The Term “Property Boom” Is A misnomer
It’s quite a feeling when you get your opinion voiced from other quarters as well. Being a person who has long been vocal against the use of term “bust” and “boom”, I feel vindicated while reading Mark Armstrong’s piece on the Property Observer. He asserts that we are not at or near a phase of property boom and the present growth is part of the natural property cycle.
Higher auction clearance rates and median pricing have clearly demonstrated that the market is on an upswing. This being said, not all growth can be equated to boom. According to Armstrong, boom and bust cannot be related to the property market because its volatility is far lesser than “liquid asset” markets.
Homes serve dual purpose
Homes are not only an investment; it is also a place where you can live. Serving dual motive, its level of demand does enough to stabilise the market most of the time. Armstrong concedes that a bust-like situation can still exist in small towns where lack of diverse factors of growth can result in complete death of the market. The same situation can also rear its head in oversupplied areas.
Barring these two types of market, real estate moves through a series of phases; largely referred to as growth phases.
Treating property market generically can be a big mistake
Armstrong also points out that it may be a folly to treat the property market generically. All properties do not fall or do not rise during a crest or a trough like situation. Some properties may keep doing well while others stagnate or completely go off the curve.
You can read the original article here.
All that’s happening is part of the property curve
At this moment, we have just come past hard times (pretty dubious at places) and are on the upward slope of the growth curve. The capital cities have rallied really well and recorded superb figures for “growth in housing values”. Construction sector has got a shot in its arm and already builders are at ease while releasing their supply. Dwelling approvals are at their near-peak levels and low mortgage rates have triggered buyer/investor optimism.

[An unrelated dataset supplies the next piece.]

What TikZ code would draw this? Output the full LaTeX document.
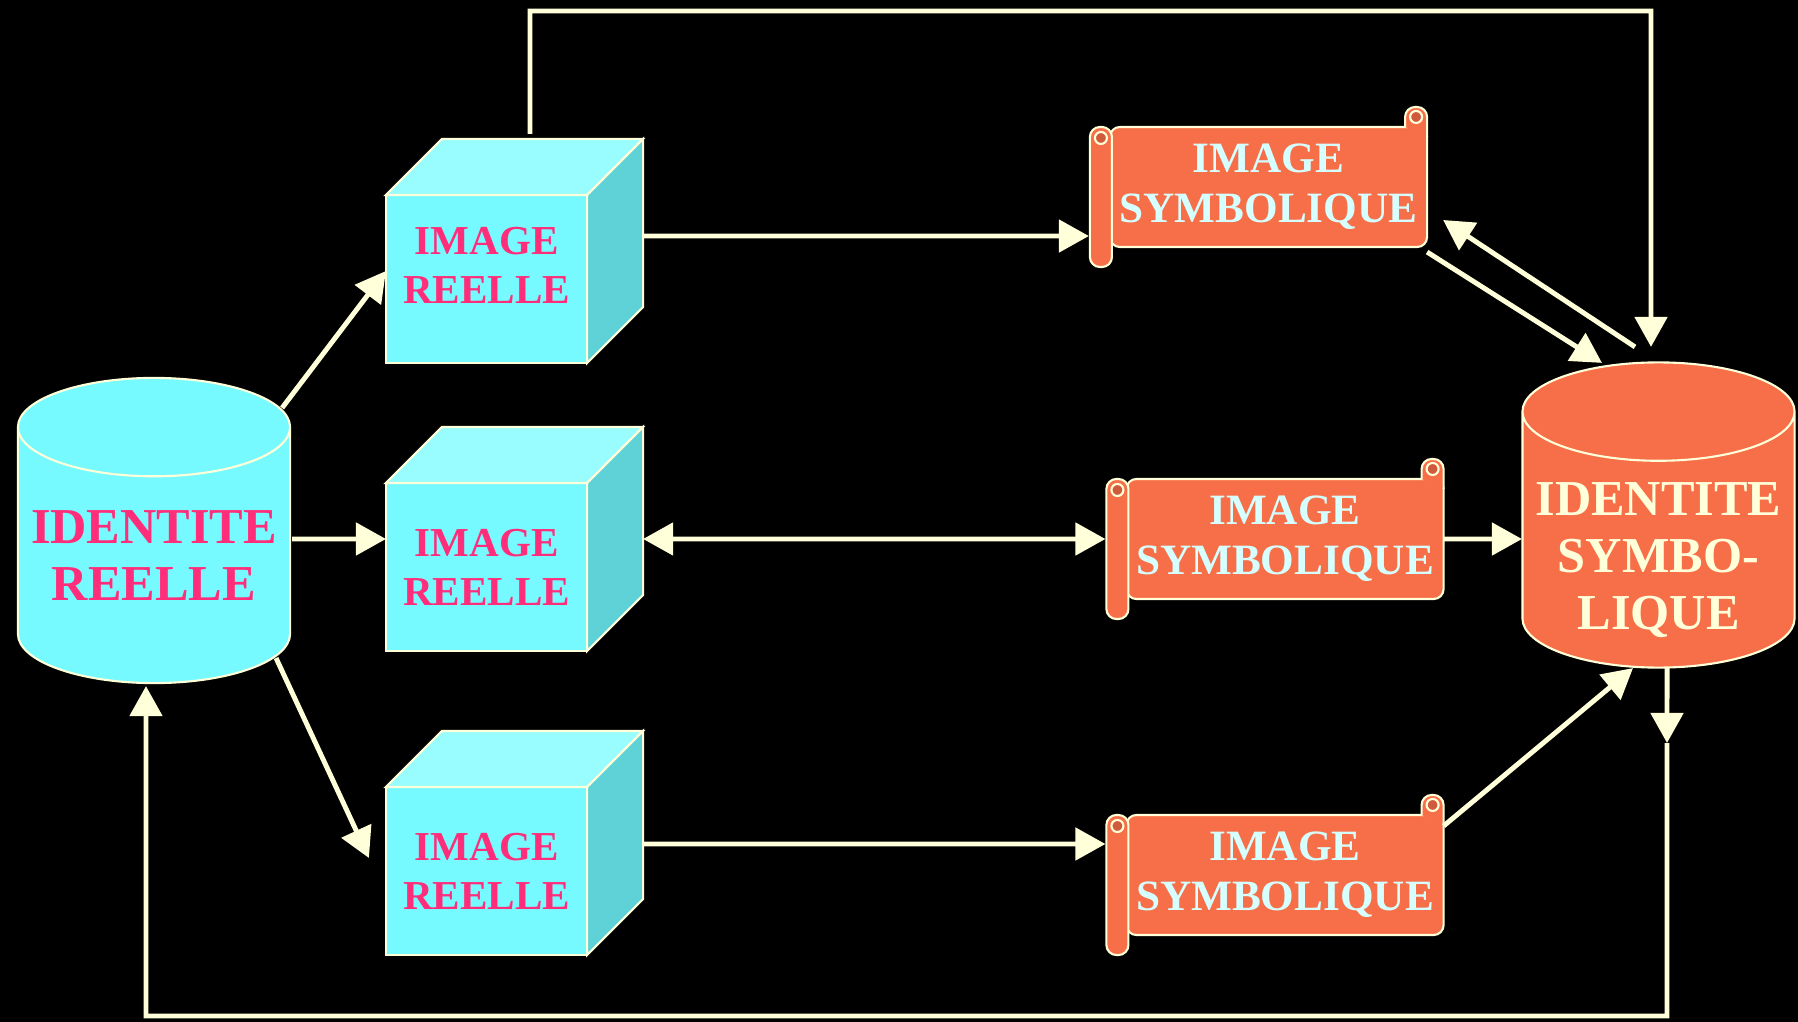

This is consolidation phase guys!
This is the consolidation phase of the property cycle and Australia should hold on well to it because it is quite strong with its intrinsic economic values. Now that the repercussions of mining bust are for all to hear, less number of investors are relying on single-industry economies to choose their property locations. This will mean that “property busts”, already a kind of misnomer, will be the term to next go out of the real estate lexicon.
Do you think high dwelling approvals have got mostly to do with low mortgage rates? If not, what in your mind are the key factors contributing towards them?